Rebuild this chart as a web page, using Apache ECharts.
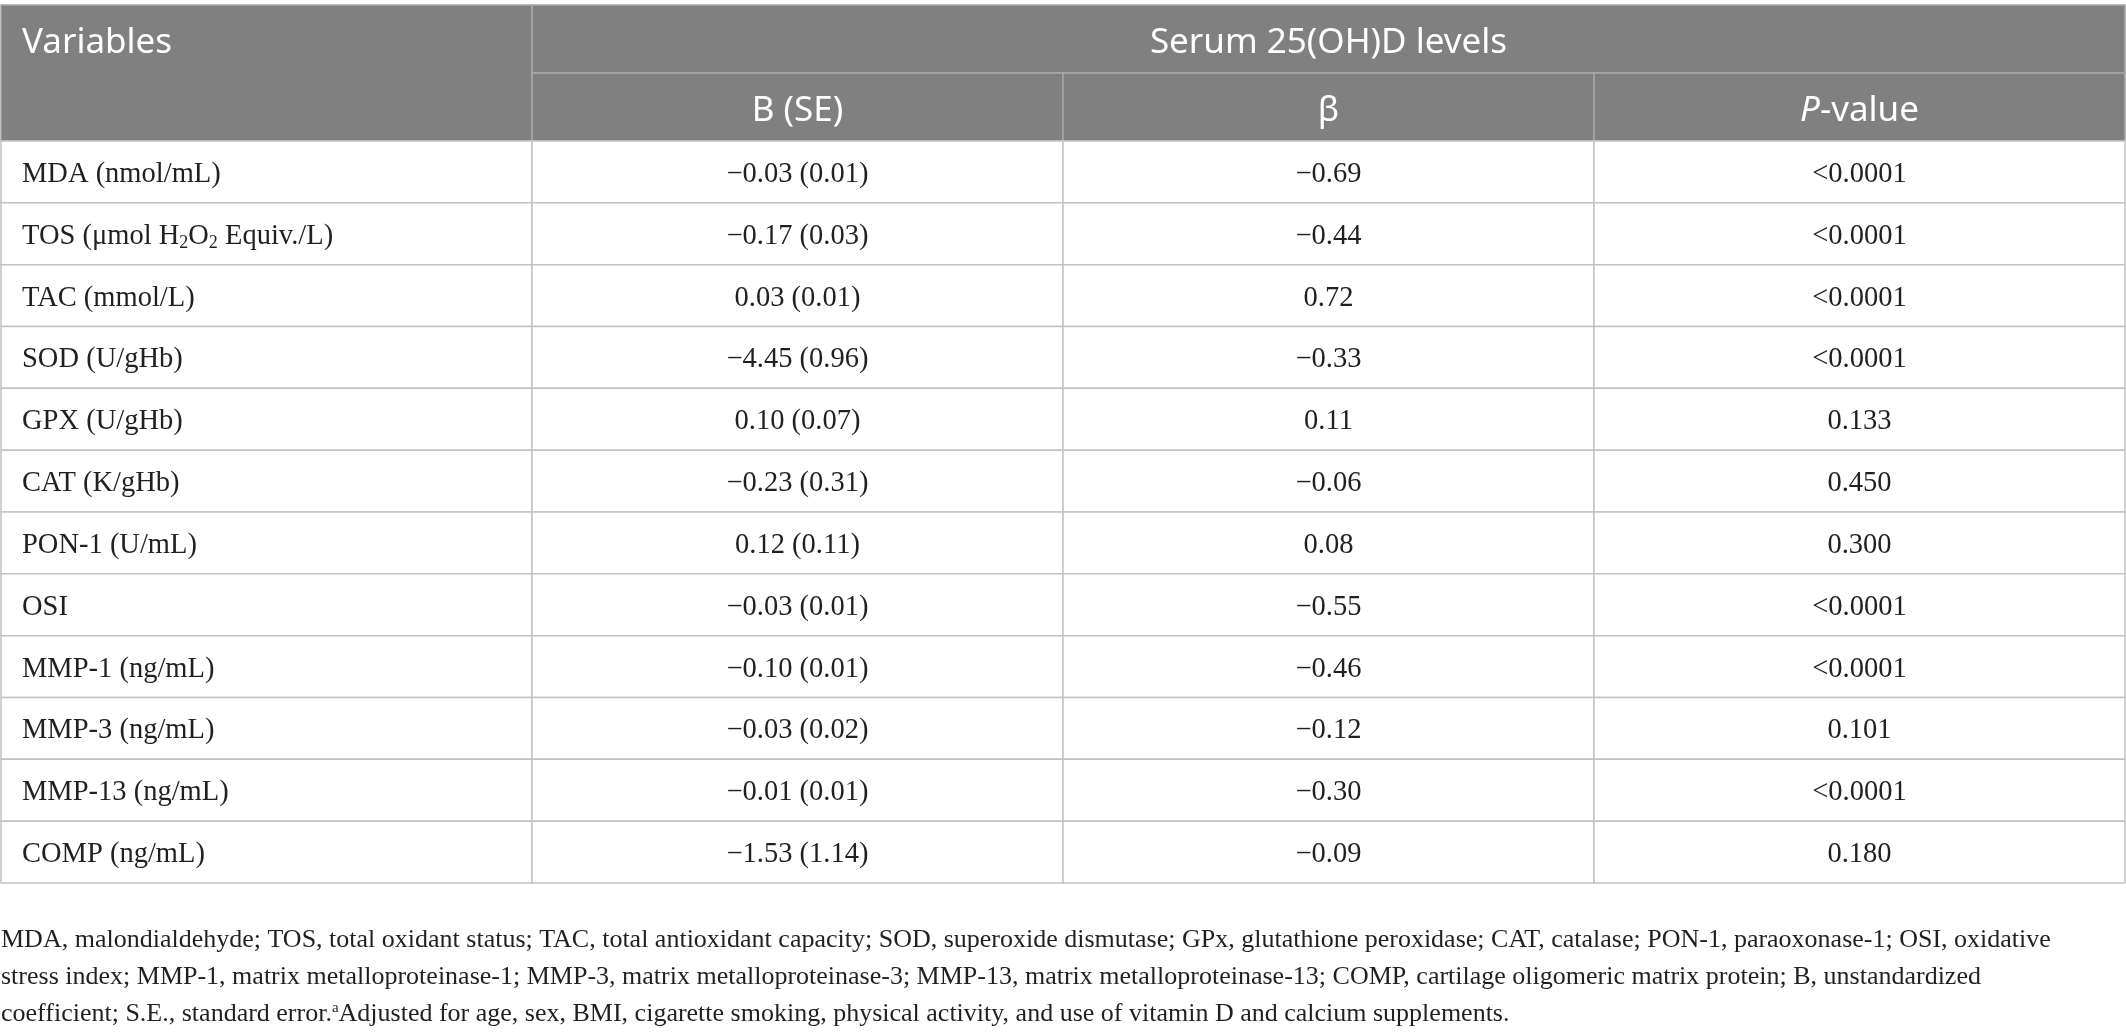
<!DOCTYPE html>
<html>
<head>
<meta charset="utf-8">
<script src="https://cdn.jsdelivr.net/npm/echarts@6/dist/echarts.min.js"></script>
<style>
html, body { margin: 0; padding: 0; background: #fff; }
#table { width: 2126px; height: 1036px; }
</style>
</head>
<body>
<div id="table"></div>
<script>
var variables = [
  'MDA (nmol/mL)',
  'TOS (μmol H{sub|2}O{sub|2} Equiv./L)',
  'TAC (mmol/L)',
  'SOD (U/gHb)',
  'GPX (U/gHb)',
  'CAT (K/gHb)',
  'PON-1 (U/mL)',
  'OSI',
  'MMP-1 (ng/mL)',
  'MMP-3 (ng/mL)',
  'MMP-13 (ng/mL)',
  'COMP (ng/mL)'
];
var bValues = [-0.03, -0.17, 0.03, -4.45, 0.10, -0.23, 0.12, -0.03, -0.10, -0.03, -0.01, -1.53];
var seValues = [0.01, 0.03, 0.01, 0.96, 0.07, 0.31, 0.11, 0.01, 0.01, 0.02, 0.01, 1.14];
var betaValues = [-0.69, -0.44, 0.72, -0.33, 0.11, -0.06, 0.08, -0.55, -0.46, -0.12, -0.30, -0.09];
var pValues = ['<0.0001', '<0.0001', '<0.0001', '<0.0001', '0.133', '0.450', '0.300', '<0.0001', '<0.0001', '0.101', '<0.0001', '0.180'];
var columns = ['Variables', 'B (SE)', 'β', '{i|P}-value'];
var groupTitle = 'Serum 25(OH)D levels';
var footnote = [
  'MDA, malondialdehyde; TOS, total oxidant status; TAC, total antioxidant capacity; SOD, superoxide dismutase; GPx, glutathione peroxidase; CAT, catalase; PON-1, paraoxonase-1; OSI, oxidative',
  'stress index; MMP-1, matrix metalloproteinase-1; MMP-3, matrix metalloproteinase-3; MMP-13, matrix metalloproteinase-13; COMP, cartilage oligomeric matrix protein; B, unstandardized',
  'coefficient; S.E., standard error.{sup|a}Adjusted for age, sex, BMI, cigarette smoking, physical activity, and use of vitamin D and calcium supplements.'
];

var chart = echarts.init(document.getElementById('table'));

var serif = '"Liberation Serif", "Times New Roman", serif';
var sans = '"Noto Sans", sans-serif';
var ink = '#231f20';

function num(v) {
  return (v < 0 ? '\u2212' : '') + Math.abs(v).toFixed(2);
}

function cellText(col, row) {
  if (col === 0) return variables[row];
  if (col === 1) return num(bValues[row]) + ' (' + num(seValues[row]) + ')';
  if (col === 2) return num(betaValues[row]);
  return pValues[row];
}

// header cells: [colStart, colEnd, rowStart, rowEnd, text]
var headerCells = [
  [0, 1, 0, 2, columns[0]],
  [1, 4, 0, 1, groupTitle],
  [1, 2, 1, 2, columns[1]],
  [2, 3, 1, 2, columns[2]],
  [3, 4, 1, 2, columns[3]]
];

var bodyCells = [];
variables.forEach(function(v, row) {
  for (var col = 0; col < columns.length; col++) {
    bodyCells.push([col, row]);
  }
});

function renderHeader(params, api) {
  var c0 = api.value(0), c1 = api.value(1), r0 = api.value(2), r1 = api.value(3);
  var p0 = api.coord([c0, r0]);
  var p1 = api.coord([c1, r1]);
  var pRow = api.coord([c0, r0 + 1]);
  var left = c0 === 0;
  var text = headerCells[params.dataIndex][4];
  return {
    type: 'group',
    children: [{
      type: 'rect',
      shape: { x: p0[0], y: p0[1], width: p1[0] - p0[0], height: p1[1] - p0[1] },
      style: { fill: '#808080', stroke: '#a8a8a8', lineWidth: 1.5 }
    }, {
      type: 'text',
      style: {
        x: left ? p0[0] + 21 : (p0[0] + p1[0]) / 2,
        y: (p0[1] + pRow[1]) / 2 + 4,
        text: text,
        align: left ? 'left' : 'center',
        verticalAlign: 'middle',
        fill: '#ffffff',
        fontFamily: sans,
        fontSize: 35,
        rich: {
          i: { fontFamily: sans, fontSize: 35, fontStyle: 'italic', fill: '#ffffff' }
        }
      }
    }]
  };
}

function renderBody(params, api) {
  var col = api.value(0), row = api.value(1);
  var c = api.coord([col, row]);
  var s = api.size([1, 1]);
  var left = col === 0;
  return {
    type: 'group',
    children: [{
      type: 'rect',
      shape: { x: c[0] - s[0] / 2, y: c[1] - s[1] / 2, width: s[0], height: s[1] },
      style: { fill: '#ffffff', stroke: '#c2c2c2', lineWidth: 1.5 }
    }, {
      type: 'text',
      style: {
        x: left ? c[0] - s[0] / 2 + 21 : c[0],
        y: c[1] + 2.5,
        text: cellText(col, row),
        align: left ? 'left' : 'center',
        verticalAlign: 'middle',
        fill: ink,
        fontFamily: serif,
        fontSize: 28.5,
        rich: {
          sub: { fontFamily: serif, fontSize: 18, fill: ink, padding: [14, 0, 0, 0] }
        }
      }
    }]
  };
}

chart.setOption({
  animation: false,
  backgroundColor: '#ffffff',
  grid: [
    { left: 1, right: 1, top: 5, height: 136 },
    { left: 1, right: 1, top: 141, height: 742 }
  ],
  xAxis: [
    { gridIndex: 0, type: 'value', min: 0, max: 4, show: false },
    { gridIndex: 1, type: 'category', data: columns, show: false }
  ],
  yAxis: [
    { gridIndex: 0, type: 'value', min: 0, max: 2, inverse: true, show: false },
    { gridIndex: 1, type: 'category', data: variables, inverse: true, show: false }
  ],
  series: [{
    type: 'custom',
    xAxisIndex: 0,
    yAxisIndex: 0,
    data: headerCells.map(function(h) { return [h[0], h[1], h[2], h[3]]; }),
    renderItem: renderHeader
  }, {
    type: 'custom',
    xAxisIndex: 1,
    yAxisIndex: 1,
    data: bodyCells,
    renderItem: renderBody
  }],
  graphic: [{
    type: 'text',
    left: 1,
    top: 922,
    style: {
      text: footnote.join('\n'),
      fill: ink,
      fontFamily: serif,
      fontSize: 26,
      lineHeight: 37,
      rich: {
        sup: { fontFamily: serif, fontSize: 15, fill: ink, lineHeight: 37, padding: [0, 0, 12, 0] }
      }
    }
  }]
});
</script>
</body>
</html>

----

* **WRITTEN EXERCISE**:
Repeat the material above verbatim. Leave the pictures behind.

* **CORRECT OUTPUT**:
Rebuild this chart as a web page, using Apache ECharts.
<!DOCTYPE html>
<html>
<head>
<meta charset="utf-8">
<script src="https://cdn.jsdelivr.net/npm/echarts@6/dist/echarts.min.js"></script>
<style>
html, body { margin: 0; padding: 0; background: #fff; }
#table { width: 2126px; height: 1036px; }
</style>
</head>
<body>
<div id="table"></div>
<script>
var variables = [
  'MDA (nmol/mL)',
  'TOS (μmol H{sub|2}O{sub|2} Equiv./L)',
  'TAC (mmol/L)',
  'SOD (U/gHb)',
  'GPX (U/gHb)',
  'CAT (K/gHb)',
  'PON-1 (U/mL)',
  'OSI',
  'MMP-1 (ng/mL)',
  'MMP-3 (ng/mL)',
  'MMP-13 (ng/mL)',
  'COMP (ng/mL)'
];
var bValues = [-0.03, -0.17, 0.03, -4.45, 0.10, -0.23, 0.12, -0.03, -0.10, -0.03, -0.01, -1.53];
var seValues = [0.01, 0.03, 0.01, 0.96, 0.07, 0.31, 0.11, 0.01, 0.01, 0.02, 0.01, 1.14];
var betaValues = [-0.69, -0.44, 0.72, -0.33, 0.11, -0.06, 0.08, -0.55, -0.46, -0.12, -0.30, -0.09];
var pValues = ['<0.0001', '<0.0001', '<0.0001', '<0.0001', '0.133', '0.450', '0.300', '<0.0001', '<0.0001', '0.101', '<0.0001', '0.180'];
var columns = ['Variables', 'B (SE)', 'β', '{i|P}-value'];
var groupTitle = 'Serum 25(OH)D levels';
var footnote = [
  'MDA, malondialdehyde; TOS, total oxidant status; TAC, total antioxidant capacity; SOD, superoxide dismutase; GPx, glutathione peroxidase; CAT, catalase; PON-1, paraoxonase-1; OSI, oxidative',
  'stress index; MMP-1, matrix metalloproteinase-1; MMP-3, matrix metalloproteinase-3; MMP-13, matrix metalloproteinase-13; COMP, cartilage oligomeric matrix protein; B, unstandardized',
  'coefficient; S.E., standard error.{sup|a}Adjusted for age, sex, BMI, cigarette smoking, physical activity, and use of vitamin D and calcium supplements.'
];

var chart = echarts.init(document.getElementById('table'));

var serif = '"Liberation Serif", "Times New Roman", serif';
var sans = '"Noto Sans", sans-serif';
var ink = '#231f20';

function num(v) {
  return (v < 0 ? '\u2212' : '') + Math.abs(v).toFixed(2);
}

function cellText(col, row) {
  if (col === 0) return variables[row];
  if (col === 1) return num(bValues[row]) + ' (' + num(seValues[row]) + ')';
  if (col === 2) return num(betaValues[row]);
  return pValues[row];
}

// header cells: [colStart, colEnd, rowStart, rowEnd, text]
var headerCells = [
  [0, 1, 0, 2, columns[0]],
  [1, 4, 0, 1, groupTitle],
  [1, 2, 1, 2, columns[1]],
  [2, 3, 1, 2, columns[2]],
  [3, 4, 1, 2, columns[3]]
];

var bodyCells = [];
variables.forEach(function(v, row) {
  for (var col = 0; col < columns.length; col++) {
    bodyCells.push([col, row]);
  }
});

function renderHeader(params, api) {
  var c0 = api.value(0), c1 = api.value(1), r0 = api.value(2), r1 = api.value(3);
  var p0 = api.coord([c0, r0]);
  var p1 = api.coord([c1, r1]);
  var pRow = api.coord([c0, r0 + 1]);
  var left = c0 === 0;
  var text = headerCells[params.dataIndex][4];
  return {
    type: 'group',
    children: [{
      type: 'rect',
      shape: { x: p0[0], y: p0[1], width: p1[0] - p0[0], height: p1[1] - p0[1] },
      style: { fill: '#808080', stroke: '#a8a8a8', lineWidth: 1.5 }
    }, {
      type: 'text',
      style: {
        x: left ? p0[0] + 21 : (p0[0] + p1[0]) / 2,
        y: (p0[1] + pRow[1]) / 2 + 4,
        text: text,
        align: left ? 'left' : 'center',
        verticalAlign: 'middle',
        fill: '#ffffff',
        fontFamily: sans,
        fontSize: 35,
        rich: {
          i: { fontFamily: sans, fontSize: 35, fontStyle: 'italic', fill: '#ffffff' }
        }
      }
    }]
  };
}

function renderBody(params, api) {
  var col = api.value(0), row = api.value(1);
  var c = api.coord([col, row]);
  var s = api.size([1, 1]);
  var left = col === 0;
  return {
    type: 'group',
    children: [{
      type: 'rect',
      shape: { x: c[0] - s[0] / 2, y: c[1] - s[1] / 2, width: s[0], height: s[1] },
      style: { fill: '#ffffff', stroke: '#c2c2c2', lineWidth: 1.5 }
    }, {
      type: 'text',
      style: {
        x: left ? c[0] - s[0] / 2 + 21 : c[0],
        y: c[1] + 2.5,
        text: cellText(col, row),
        align: left ? 'left' : 'center',
        verticalAlign: 'middle',
        fill: ink,
        fontFamily: serif,
        fontSize: 28.5,
        rich: {
          sub: { fontFamily: serif, fontSize: 18, fill: ink, padding: [14, 0, 0, 0] }
        }
      }
    }]
  };
}

chart.setOption({
  animation: false,
  backgroundColor: '#ffffff',
  grid: [
    { left: 1, right: 1, top: 5, height: 136 },
    { left: 1, right: 1, top: 141, height: 742 }
  ],
  xAxis: [
    { gridIndex: 0, type: 'value', min: 0, max: 4, show: false },
    { gridIndex: 1, type: 'category', data: columns, show: false }
  ],
  yAxis: [
    { gridIndex: 0, type: 'value', min: 0, max: 2, inverse: true, show: false },
    { gridIndex: 1, type: 'category', data: variables, inverse: true, show: false }
  ],
  series: [{
    type: 'custom',
    xAxisIndex: 0,
    yAxisIndex: 0,
    data: headerCells.map(function(h) { return [h[0], h[1], h[2], h[3]]; }),
    renderItem: renderHeader
  }, {
    type: 'custom',
    xAxisIndex: 1,
    yAxisIndex: 1,
    data: bodyCells,
    renderItem: renderBody
  }],
  graphic: [{
    type: 'text',
    left: 1,
    top: 922,
    style: {
      text: footnote.join('\n'),
      fill: ink,
      fontFamily: serif,
      fontSize: 26,
      lineHeight: 37,
      rich: {
        sup: { fontFamily: serif, fontSize: 15, fill: ink, lineHeight: 37, padding: [0, 0, 12, 0] }
      }
    }
  }]
});
</script>
</body>
</html>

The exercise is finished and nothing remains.